Ceph的Paxos实现基本介绍,参见Github的这篇博客
本博客分为几个部分,先从简单的开始。这是第一部分,Paxos 的Leader Election。
Leader Election基本设计
- 按照rank表示优先级解决冲突问题,为每个monitor预先分配了一个rank
- 只会接受优先级(rank)比自己高、epoch比上次已接受的epoch大的选举请求
-
当选的leader,不一定有最新的数据
。
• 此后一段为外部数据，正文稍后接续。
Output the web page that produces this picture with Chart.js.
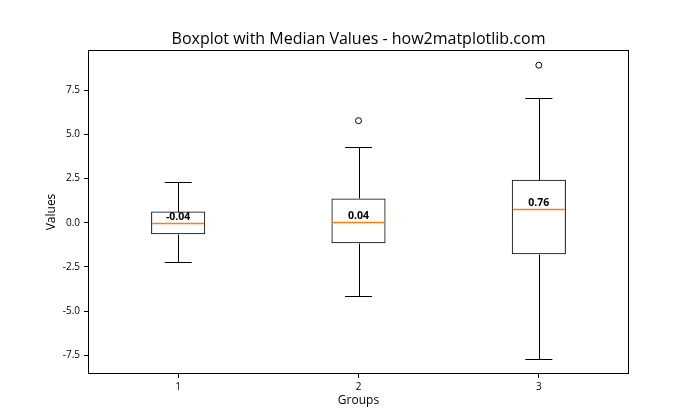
<!DOCTYPE html>
<html><head><meta charset="utf-8">
<script src="https://cdn.jsdelivr.net/npm/chart.js@4/dist/chart.umd.min.js"></script>
<style>html,body{margin:0;padding:0;background:#fff}</style>
</head><body>
<canvas id="c" width="700" height="420"></canvas>
<script>
const groups = ['1', '2', '3'];
const q1 = [-0.65, -1.16, -1.78];
const q3 = [0.63, 1.37, 2.43];
const medians = [-0.04, 0.04, 0.76];
const whiskerLow = [-2.24, -4.16, -7.73];
const whiskerHigh = [2.28, 4.28, 7.04];
const outliers = [null, 5.77, 8.91];
const yTicks = [-7.5, -5.0, -2.5, 0.0, 2.5, 5.0, 7.5];
const yMin = -8.56, yMax = 9.77;
const titleText = 'Boxplot with Median Values - how2matplotlib.com';

const FONT = '"Open Sans", "Noto Sans", sans-serif';
Chart.defaults.font.family = FONT;
Chart.defaults.color = '#000';

const boxPlugin = {
  id: 'boxParts',
  afterDatasetsDraw(chart) {
    const { ctx } = chart;
    const y = chart.scales.y;
    const meta = chart.getDatasetMeta(0);
    ctx.save();
    meta.data.forEach((bar, i) => {
      const x = bar.x, w = bar.width;
      const cx = Math.round(x) + 0.5;
      const py = v => Math.round(y.getPixelForValue(v)) + 0.5;
      ctx.strokeStyle = '#000';
      ctx.lineWidth = 1;
      ctx.beginPath();
      ctx.moveTo(cx, py(q3[i])); ctx.lineTo(cx, py(whiskerHigh[i]));
      ctx.moveTo(cx, py(q1[i])); ctx.lineTo(cx, py(whiskerLow[i]));
      ctx.moveTo(x - w / 4, py(whiskerHigh[i])); ctx.lineTo(x + w / 4, py(whiskerHigh[i]));
      ctx.moveTo(x - w / 4, py(whiskerLow[i])); ctx.lineTo(x + w / 4, py(whiskerLow[i]));
      ctx.stroke();
      ctx.strokeStyle = '#ff7f0e';
      ctx.lineWidth = 1.3;
      ctx.beginPath();
      ctx.moveTo(x - w / 2 + 1, py(medians[i])); ctx.lineTo(x + w / 2 - 1, py(medians[i]));
      ctx.stroke();
      ctx.fillStyle = '#000';
      ctx.font = 'bold 10.5px ' + FONT;
      ctx.textAlign = 'center';
      ctx.textBaseline = 'alphabetic';
      ctx.fillText(medians[i].toFixed(2), x, y.getPixelForValue(medians[i]) - 3);
    });
    ctx.restore();
  },
  afterDraw(chart) {
    const { ctx, chartArea: a } = chart;
    ctx.save();
    ctx.strokeStyle = '#000';
    ctx.lineWidth = 1;
    ctx.strokeRect(Math.round(a.left) + 0.5, Math.round(a.top) + 0.5,
      Math.round(a.right - a.left) - 1, Math.round(a.bottom - a.top) - 1);
    ctx.fillStyle = '#000';
    ctx.font = '16px ' + FONT;
    ctx.textAlign = 'center';
    ctx.textBaseline = 'middle';
    ctx.fillText(titleText, (a.left + a.right) / 2, 39);
    ctx.restore();
  }
};

new Chart(document.getElementById('c'), {
  type: 'bar',
  data: {
    labels: groups,
    datasets: [
      {
        data: q1.map((v, i) => [v, q3[i]]),
        backgroundColor: 'rgba(0,0,0,0)',
        borderColor: '#000',
        borderWidth: 1,
        borderSkipped: false,
        barPercentage: 1,
        categoryPercentage: 0.3
      },
      {
        type: 'line',
        data: outliers,
        showLine: false,
        pointRadius: 3,
        pointBorderWidth: 1,
        pointBorderColor: '#000',
        pointBackgroundColor: 'rgba(0,0,0,0)'
      }
    ]
  },
  options: {
    responsive: false,
    devicePixelRatio: 1,
    animation: false,
    layout: { padding: { left: 0, right: 71, top: 50, bottom: 0 } },
    plugins: {
      legend: { display: false },
      tooltip: { enabled: false },
      title: { display: false }
    },
    scales: {
      x: {
        type: 'category',
        offset: true,
        grid: { display: true, offset: false, drawOnChartArea: false, drawTicks: true, tickLength: 4, color: '#000' },
        border: { display: false },
        ticks: { color: '#000', font: { size: 10 }, padding: 3, maxRotation: 0 },
        title: { display: true, text: 'Groups', color: '#000', font: { size: 12 }, padding: { top: 0, bottom: 12 } },
        afterFit: s => { s.height = 46; }
      },
      y: {
        type: 'linear',
        min: yMin,
        max: yMax,
        afterBuildTicks: s => { s.ticks = yTicks.map(v => ({ value: v })); },
        grid: { display: true, drawOnChartArea: false, drawTicks: true, tickLength: 4, color: '#000' },
        border: { display: false },
        ticks: { color: '#000', font: { size: 10 }, padding: 4, callback: v => v.toFixed(1) },
        title: { display: true, text: 'Values', color: '#000', font: { size: 12 }, padding: { top: 44, bottom: 0 } },
        afterFit: s => { s.width = 88; }
      }
    }
  },
  plugins: [boxPlugin]
});
</script>
</body></html>
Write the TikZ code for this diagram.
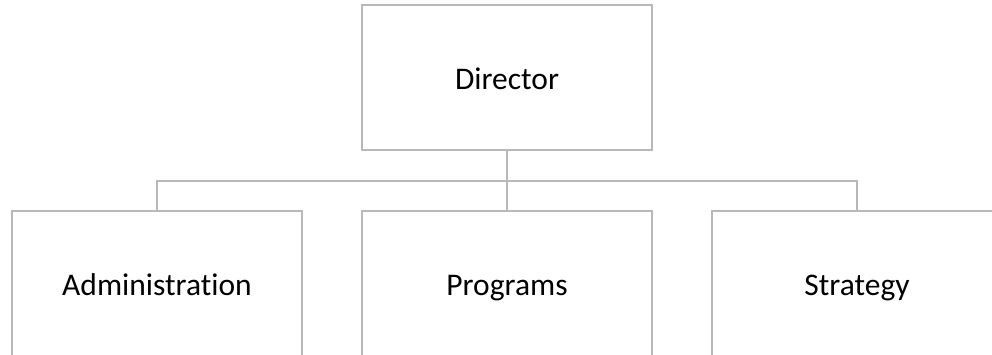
\documentclass[tikz,border=0pt]{standalone}
\usepackage{fontspec}
\setmainfont{Carlito}[Ligatures=NoCommon]
\definecolor{boxgray}{RGB}{184,184,184}
\tikzset{
  orgbox/.style={draw=boxgray, line width=2.6pt, fill=white, minimum width=290pt, minimum height=145pt, inner sep=0pt, text height=24pt, text depth=0pt, font=\fontsize{31.5pt}{36pt}\selectfont, text=black},
  link/.style={draw=boxgray, line width=2.6pt}
}
\begin{document}
\begin{tikzpicture}[x=1pt,y=-1pt]
\useasboundingbox (0,0) rectangle (992,355);
\clip (0,0) rectangle (992,355);
\node[orgbox] (dir) at (507,77.5) {Director};
\node[orgbox] (adm) at (157,283.5) {Administration};
\node[orgbox] (prg) at (507,283.5) {Programs};
\node[orgbox] (str) at (857,283.5) {Strategy};
\coordinate (bar) at (507,181);
\draw[link] (dir.south) -- (bar);
\draw[link] (adm.north) |- (bar) -| (str.north);
\draw[link] (bar) -- (prg.north);
\end{tikzpicture}
\end{document}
所以在phase 1中,会根据已经commit的数据,进行leader和peon之间的同步 - 用奇数的epoch表示选举状态,偶数表示稳定状态
- 一旦选举成功,会形成一个quorum,在该leader当选期间,
所有提议,必须quorum中全部成员同意
。
Leader Election主要过程和函数
- Elector::init()
初始化处理,从kv读取之前持久化的信息 - Elector::shutdown()
退出处理 - Elector::start()
推选自己(自荐) -
Elector::defer()
接受别人选举,延迟推选自己
-
Elector::handle_propose()
处理别人的自荐消息
- Elector::handle_ack()
处理别人的ack - Elector::victory()
宣布自己当选 - Elector::handle_victory()
处理别人当选消息 - Elector::expire()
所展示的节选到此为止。